Resilient financial institutions protects consumers

Lots of people have heard the phrase “regulated by the Central Bank”. Our animated explainer series makes it clear that means our job is to design, monitor and enforce rules which seek to ensure regulated firms are financially sound and safely managed, an essential first level of protection for consumers. We do this by making firms hold capital, or reserves, so that if they get into difficulty they still have the capacity to continue to provide products and services (such as mortgages, insurance cover and personal loans) to consumers.

A resilient financial sector ensures consumers are protected. We are not involved in the commercial decisions, such as pricing of products, or the running of the firms that we regulate. Our role is to ensure that regulated firms are managed by people that are fit and proper and to supervise them to ensure they are run in a prudent manner and act in the best interests of consumers. When firms are managed and run in a safe and sound way, they are more resilient to downturns and shocks as they are better-placed to manage and mitigate risks. The ability to withstand shocks protects household savings and access to credit, and allows firms to continue to serve consumers, households and businesses when it is needed most.

There will be times when additional protections are required to counter extreme events. Some examples of these additional protections include compensation schemes for consumers and recovery and resolution mechanisms for firms. We play an important role in a number of these schemes to protect consumers as well as being the National Resolution Authority for firms that get into difficulty, which by extension protects customers of those firms.

Conduct of business rules protect consumers

As I mentioned earlier, if people can trust financial institutions, the system will be more stable, and vice versa. It is important that those in charge of running financial institutions embed a consumer-focused culture.

Consumer and investor protection begins with the firms themselves (although of course it also involves the regulator and the consumer). As my colleague Derville Rowland highlighted at the start of the year “there is therefore an onus on them to have effective cultures and set the right standards … these standards must be reflected in every business area, from corporate governance structures to individual accountability; from strategy-setting to product development; from risk management to people management; and from internal challenge to how whistle-blowers are treated.”

We expect financial services providers to comply with their obligations and to treat their customers in a fair and transparent way.

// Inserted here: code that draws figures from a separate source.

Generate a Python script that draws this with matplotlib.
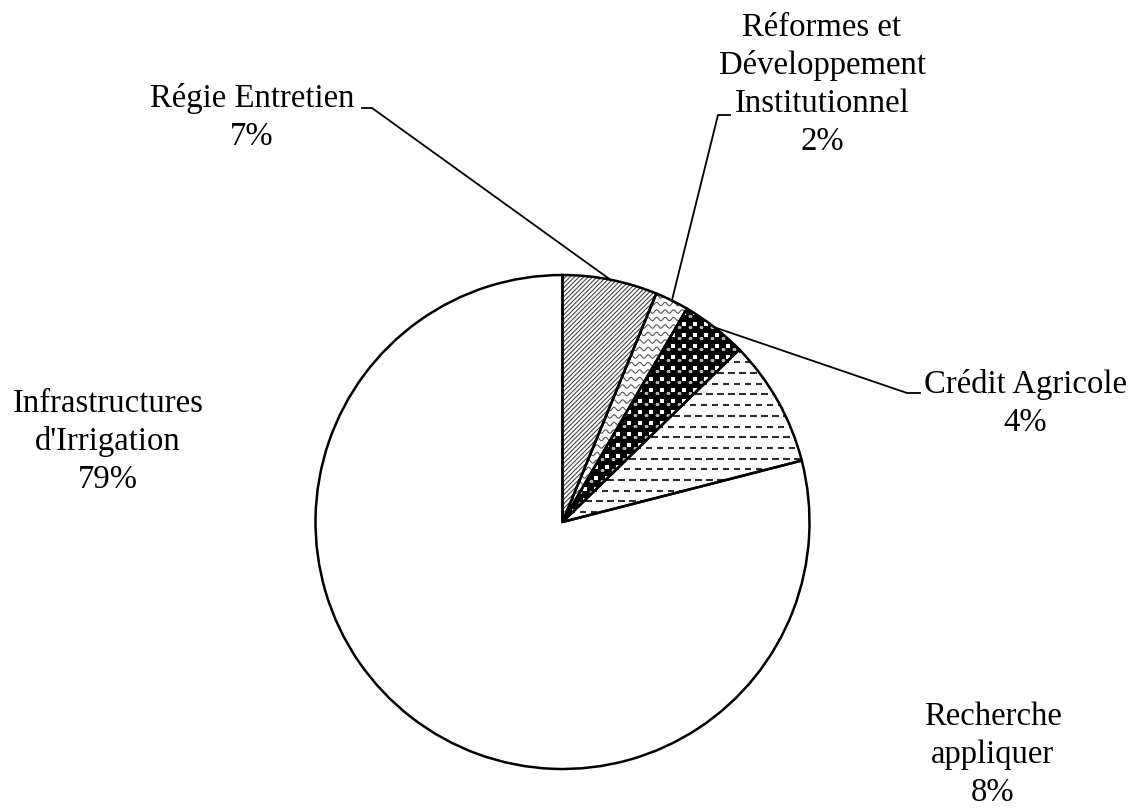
import numpy as np
import matplotlib.pyplot as plt
from matplotlib.collections import LineCollection
from matplotlib.patches import Wedge

# Données
categories = ["Régie Entretien",
              "Réformes et\nDéveloppement\nInstitutionnel",
              "Crédit Agricole",
              "Recherche\nappliquer",
              "Infrastructures\nd'Irrigation"]
values = [6.2, 2.2, 4.3, 8.3, 79.0]
pct_labels = ["7%", "2%", "4%", "8%", "79%"]

W, H = 1140, 808
cx, cy, r = 562.5, H - 522, 247

fig = plt.figure(figsize=(W / 100, H / 100), dpi=100)
ax = fig.add_axes([0, 0, 1, 1])

wedges, _ = ax.pie(values, startangle=90, counterclock=False, center=(cx, cy),
                   radius=r, colors=['white'] * len(values),
                   wedgeprops=dict(edgecolor='none', linewidth=0))
ax.set_xlim(0, W)
ax.set_ylim(0, H)
ax.set_aspect('equal')
ax.axis('off')


def clip_to(coll, wedge):
    coll.set_clip_path(wedge)
    ax.add_collection(coll)


# 1. hachures diagonales fines
segs = []
for c in np.arange(-2 * r, 2 * r, 4.5):
    x0, y0 = cx - r + c, cy - r
    segs.append([(x0, y0), (x0 + 2 * r, y0 + 2 * r)])
clip_to(LineCollection(segs, colors='#3a3a3a', linewidths=0.75, zorder=2), wedges[0])

# 2. lignes ondulees
xs = np.arange(cx - r, cx + r, 0.5)
segs = []
for yy in np.arange(cy - r, cy + r, 7.5):
    segs.append(np.column_stack([xs, yy + 1.7 * np.sin(2 * np.pi * xs / 8.5)]))
clip_to(LineCollection(segs, colors='#555555', linewidths=0.8, zorder=2), wedges[1])

# 3. billes noires
w = wedges[2]
ax.add_patch(Wedge((cx, cy), r, w.theta1, w.theta2, facecolor='black',
                   edgecolor='none', zorder=2))
s = 11.0
gx, gy = np.meshgrid(np.arange(cx - r, cx + r, s), np.arange(cy - r, cy + r, s))
sq = ax.scatter(gx.ravel() + s / 2, gy.ravel() + s / 2, marker='s', s=9,
                color='white', linewidths=0, zorder=3)
sq.set_clip_path(w)
hl = ax.scatter(gx.ravel(), gy.ravel() + 2, marker='_', s=6, color='#b0b0b0',
                linewidths=0.9, zorder=3)
hl.set_clip_path(w)

# 4. tirets horizontaux
segs = []
for k, yy in enumerate(np.arange(cy - r, cy + r, 10.7)):
    off = 0 if k % 2 == 0 else 5.5
    for xx in np.arange(cx - r + off, cx + r, 11):
        segs.append([(xx, yy), (xx + 6.5, yy)])
clip_to(LineCollection(segs, colors='#2e2e2e', linewidths=1.5, zorder=2), wedges[3])

# contours
for w in wedges:
    ax.add_patch(Wedge((cx, cy), r, w.theta1, w.theta2, fill=False,
                       edgecolor='black', linewidth=1.8, zorder=4))

# étiquettes
font = dict(family=['Liberation Serif', 'DejaVu Serif'], fontsize=23.6, color='black')
label_pos = [(252, 107), (822, 36), (1025, 393), (993, 725), (108, 412)]
for cat, pct, (lx, ly) in zip(categories, pct_labels, label_pos):
    lines = cat.split('\n') + [pct]
    for i, line in enumerate(lines):
        ax.text(lx, H - (ly + 38 * i), line, ha='center', va='baseline', **font)

# lignes de rappel
leaders = {0: [(362, 108), (372, 108)],
           1: [(730, 115), (718, 115)],
           2: [(920, 393), (907, 393)]}
for i, pts in leaders.items():
    w = wedges[i]
    a = np.deg2rad((w.theta1 + w.theta2) / 2)
    end = (cx + r * np.cos(a), cy + r * np.sin(a))
    xs_l = [p[0] for p in pts] + [end[0]]
    ys_l = [H - p[1] for p in pts] + [end[1]]
    ax.plot(xs_l, ys_l, color='black', linewidth=1.3, zorder=5)

fig.savefig('out.png', dpi=100, facecolor='white')
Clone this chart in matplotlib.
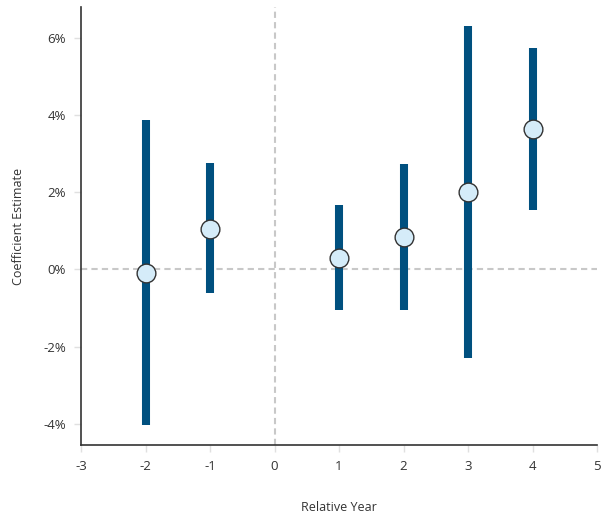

We set statutory codes of conduct for firms, covering how products should be sold, the information that should be provided to consumers and how any complaints should be dealt with. Our work is multi-disciplinary, involving regulation, engagement, gatekeeping, supervision and enforcement. (A good example is the Tracker Mortgage Examination, where a team from across the Bank designed a redress and compensation scheme that returned almost €700 million to consumers who had been denied a tracker mortgage or put on the wrong rate.)

Conclusion

I hope this blog helps to explain why I see no hierarchy, competition or conflict in our mandate. There are only different – and complementary – ways in which we protect consumers.

Price stability protects consumers, a stable financial system protects consumers, resilient financial institutions protects consumers, and our conduct of business rules protect consumers.

Our statutory codes of conduct, redress powers and enforcement actions are all essential to consumer protection, but so too is our work to ensure firms are well managed and financially sound, and to guard against instability in the system as a whole.

So not only is protecting consumers at the heart of everything we do at the Central Bank, it is everything we do.

Families, businesses, investors, and governments are all consumers. Consumers are the economy. Consumers are the financial system. Consumers are the community.

That is why engagement is so important. Listening to the insights and reflections of key stakeholders – like the civil society representatives I met last week – helps to improve our understanding of the issues faced by the community and ensure we are focused on “the welfare of the people as a whole.”